→ **Written request**
Print the lines that start the entries and continue through the one holding "(bar) at (720,23.5)", please, exactly and with the pictures omitted.

[Begin The records]

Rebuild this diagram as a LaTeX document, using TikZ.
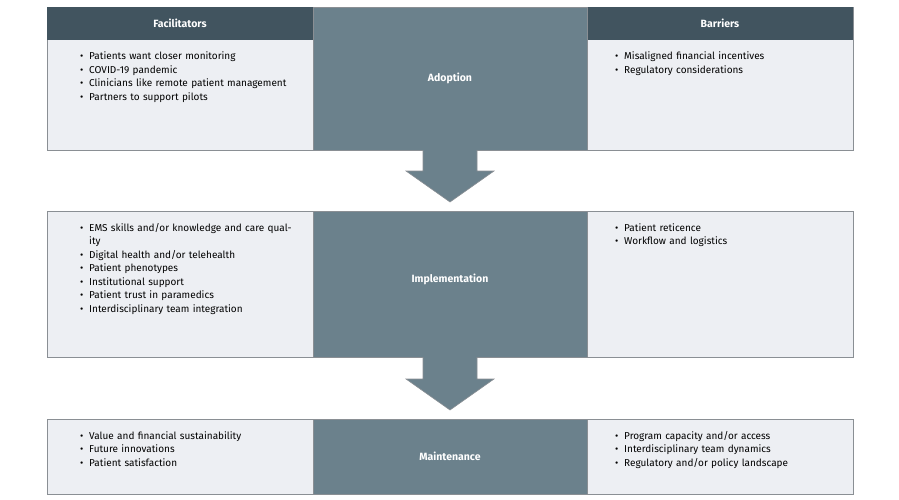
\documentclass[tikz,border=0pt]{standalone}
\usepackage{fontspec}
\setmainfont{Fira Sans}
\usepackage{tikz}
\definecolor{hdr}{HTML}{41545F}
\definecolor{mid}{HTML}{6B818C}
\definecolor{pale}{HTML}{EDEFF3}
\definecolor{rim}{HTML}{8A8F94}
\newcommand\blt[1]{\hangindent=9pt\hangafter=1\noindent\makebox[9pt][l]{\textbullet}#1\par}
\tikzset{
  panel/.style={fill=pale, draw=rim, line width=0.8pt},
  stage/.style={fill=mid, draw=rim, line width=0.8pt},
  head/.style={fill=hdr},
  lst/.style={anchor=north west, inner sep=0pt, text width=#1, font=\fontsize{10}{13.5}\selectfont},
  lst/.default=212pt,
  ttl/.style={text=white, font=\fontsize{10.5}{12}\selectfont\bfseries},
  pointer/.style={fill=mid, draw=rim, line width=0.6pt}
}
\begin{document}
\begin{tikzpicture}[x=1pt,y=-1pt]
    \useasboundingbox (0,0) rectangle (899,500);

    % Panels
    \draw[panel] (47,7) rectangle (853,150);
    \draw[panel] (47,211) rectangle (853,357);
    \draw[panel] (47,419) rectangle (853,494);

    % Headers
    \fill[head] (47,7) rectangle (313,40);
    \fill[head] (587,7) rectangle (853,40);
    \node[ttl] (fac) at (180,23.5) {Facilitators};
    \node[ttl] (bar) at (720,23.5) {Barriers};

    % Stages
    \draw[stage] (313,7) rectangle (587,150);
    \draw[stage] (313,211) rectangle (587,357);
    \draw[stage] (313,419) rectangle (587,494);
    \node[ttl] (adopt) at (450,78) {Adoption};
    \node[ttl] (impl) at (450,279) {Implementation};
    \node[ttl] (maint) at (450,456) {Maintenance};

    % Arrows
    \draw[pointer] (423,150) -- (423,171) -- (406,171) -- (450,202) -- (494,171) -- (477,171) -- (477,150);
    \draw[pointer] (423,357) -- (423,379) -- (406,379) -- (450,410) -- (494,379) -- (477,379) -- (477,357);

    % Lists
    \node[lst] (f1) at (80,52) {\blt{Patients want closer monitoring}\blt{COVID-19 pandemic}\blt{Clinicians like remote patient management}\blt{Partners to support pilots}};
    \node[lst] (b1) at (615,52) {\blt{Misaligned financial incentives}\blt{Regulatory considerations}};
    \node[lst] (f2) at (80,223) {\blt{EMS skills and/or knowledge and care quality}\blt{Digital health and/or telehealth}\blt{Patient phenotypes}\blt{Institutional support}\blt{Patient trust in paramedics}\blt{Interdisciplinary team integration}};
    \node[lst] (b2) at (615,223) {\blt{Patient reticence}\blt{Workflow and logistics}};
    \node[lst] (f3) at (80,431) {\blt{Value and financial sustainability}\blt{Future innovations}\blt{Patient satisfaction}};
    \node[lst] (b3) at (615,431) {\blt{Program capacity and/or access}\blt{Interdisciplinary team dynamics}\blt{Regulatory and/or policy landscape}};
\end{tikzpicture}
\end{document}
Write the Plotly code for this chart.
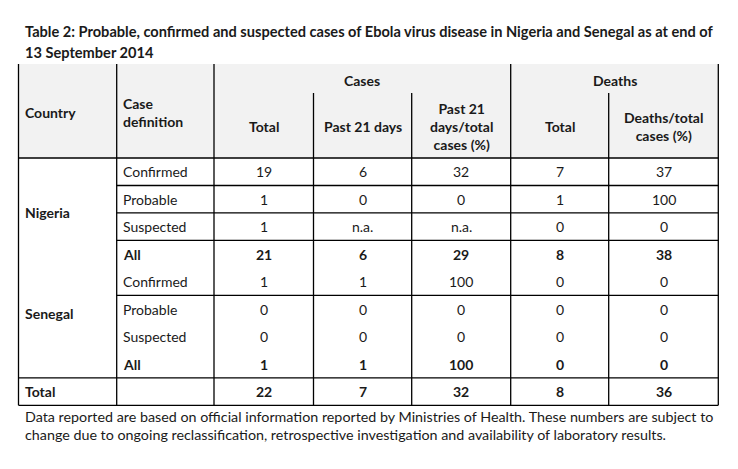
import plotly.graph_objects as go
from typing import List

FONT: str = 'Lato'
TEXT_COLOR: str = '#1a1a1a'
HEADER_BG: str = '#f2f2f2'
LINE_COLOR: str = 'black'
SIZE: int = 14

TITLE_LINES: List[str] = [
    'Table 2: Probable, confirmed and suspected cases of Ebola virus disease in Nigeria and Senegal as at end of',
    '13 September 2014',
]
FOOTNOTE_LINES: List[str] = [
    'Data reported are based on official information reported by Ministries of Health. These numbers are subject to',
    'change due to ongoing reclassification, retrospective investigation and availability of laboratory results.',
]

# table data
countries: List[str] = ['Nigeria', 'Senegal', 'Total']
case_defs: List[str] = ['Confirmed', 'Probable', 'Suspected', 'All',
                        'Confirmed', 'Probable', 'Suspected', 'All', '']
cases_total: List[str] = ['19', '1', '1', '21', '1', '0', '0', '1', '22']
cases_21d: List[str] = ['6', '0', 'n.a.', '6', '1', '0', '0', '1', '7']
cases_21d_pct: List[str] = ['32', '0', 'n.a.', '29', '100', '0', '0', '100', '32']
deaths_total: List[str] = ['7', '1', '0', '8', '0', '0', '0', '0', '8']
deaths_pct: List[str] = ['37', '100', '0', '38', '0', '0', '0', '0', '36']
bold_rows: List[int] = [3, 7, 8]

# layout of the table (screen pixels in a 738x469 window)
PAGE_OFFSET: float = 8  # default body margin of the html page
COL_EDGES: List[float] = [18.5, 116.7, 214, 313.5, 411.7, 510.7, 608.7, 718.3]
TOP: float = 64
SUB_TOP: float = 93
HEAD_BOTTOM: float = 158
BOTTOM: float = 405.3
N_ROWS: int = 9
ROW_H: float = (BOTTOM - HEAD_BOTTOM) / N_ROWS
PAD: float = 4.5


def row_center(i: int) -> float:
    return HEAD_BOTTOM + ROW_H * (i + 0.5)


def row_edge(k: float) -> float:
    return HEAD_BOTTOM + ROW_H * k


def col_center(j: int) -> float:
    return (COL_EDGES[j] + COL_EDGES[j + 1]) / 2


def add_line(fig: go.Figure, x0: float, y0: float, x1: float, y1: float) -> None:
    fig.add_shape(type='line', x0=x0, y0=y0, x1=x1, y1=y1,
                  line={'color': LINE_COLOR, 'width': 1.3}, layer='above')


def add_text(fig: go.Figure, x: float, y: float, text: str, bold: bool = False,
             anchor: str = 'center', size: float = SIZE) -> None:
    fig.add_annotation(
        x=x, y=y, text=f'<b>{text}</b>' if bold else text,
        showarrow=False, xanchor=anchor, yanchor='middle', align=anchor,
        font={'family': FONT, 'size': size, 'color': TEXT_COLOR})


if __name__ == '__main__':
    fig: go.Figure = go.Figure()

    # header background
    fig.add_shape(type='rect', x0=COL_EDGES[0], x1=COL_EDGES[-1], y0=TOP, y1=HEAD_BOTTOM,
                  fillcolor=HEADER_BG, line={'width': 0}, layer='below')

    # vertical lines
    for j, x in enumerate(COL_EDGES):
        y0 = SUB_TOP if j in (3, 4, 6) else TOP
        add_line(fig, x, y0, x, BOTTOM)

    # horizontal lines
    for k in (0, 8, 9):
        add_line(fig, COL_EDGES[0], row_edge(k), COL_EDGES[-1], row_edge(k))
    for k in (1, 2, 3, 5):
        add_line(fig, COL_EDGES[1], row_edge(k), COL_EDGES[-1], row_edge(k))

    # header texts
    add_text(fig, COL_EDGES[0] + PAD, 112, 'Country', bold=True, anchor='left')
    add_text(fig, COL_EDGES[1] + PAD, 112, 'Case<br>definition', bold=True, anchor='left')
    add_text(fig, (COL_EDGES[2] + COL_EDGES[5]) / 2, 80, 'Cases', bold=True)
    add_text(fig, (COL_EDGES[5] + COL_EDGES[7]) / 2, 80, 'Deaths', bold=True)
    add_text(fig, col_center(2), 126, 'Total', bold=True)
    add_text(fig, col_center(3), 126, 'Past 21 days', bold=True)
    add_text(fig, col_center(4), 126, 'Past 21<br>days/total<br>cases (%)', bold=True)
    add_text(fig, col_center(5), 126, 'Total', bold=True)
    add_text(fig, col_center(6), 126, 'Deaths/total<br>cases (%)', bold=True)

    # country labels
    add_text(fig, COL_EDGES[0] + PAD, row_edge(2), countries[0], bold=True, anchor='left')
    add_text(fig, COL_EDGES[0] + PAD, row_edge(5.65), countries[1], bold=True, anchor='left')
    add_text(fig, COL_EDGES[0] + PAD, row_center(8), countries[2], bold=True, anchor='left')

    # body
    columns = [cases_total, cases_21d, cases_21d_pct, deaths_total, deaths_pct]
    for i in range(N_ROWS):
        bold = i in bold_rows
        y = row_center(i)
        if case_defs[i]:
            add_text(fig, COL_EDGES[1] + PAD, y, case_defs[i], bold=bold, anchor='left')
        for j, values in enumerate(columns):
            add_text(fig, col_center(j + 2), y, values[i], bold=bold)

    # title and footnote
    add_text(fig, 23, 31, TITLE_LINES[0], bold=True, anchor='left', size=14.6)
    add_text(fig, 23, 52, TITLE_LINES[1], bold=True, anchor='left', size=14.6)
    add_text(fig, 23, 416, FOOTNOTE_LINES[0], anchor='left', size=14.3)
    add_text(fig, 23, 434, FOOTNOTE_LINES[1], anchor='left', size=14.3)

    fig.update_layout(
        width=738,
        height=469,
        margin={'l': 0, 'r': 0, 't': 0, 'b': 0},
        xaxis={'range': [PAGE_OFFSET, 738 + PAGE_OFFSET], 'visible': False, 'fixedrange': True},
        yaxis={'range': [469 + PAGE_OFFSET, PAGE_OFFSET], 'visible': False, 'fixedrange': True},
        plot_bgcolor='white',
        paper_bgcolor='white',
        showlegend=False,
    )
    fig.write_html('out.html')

[End The records]

→ **Solution for this task**
Rebuild this diagram as a LaTeX document, using TikZ.
\documentclass[tikz,border=0pt]{standalone}
\usepackage{fontspec}
\setmainfont{Fira Sans}
\usepackage{tikz}
\definecolor{hdr}{HTML}{41545F}
\definecolor{mid}{HTML}{6B818C}
\definecolor{pale}{HTML}{EDEFF3}
\definecolor{rim}{HTML}{8A8F94}
\newcommand\blt[1]{\hangindent=9pt\hangafter=1\noindent\makebox[9pt][l]{\textbullet}#1\par}
\tikzset{
  panel/.style={fill=pale, draw=rim, line width=0.8pt},
  stage/.style={fill=mid, draw=rim, line width=0.8pt},
  head/.style={fill=hdr},
  lst/.style={anchor=north west, inner sep=0pt, text width=#1, font=\fontsize{10}{13.5}\selectfont},
  lst/.default=212pt,
  ttl/.style={text=white, font=\fontsize{10.5}{12}\selectfont\bfseries},
  pointer/.style={fill=mid, draw=rim, line width=0.6pt}
}
\begin{document}
\begin{tikzpicture}[x=1pt,y=-1pt]
    \useasboundingbox (0,0) rectangle (899,500);

    % Panels
    \draw[panel] (47,7) rectangle (853,150);
    \draw[panel] (47,211) rectangle (853,357);
    \draw[panel] (47,419) rectangle (853,494);

    % Headers
    \fill[head] (47,7) rectangle (313,40);
    \fill[head] (587,7) rectangle (853,40);
    \node[ttl] (fac) at (180,23.5) {Facilitators};
    \node[ttl] (bar) at (720,23.5) {Barriers};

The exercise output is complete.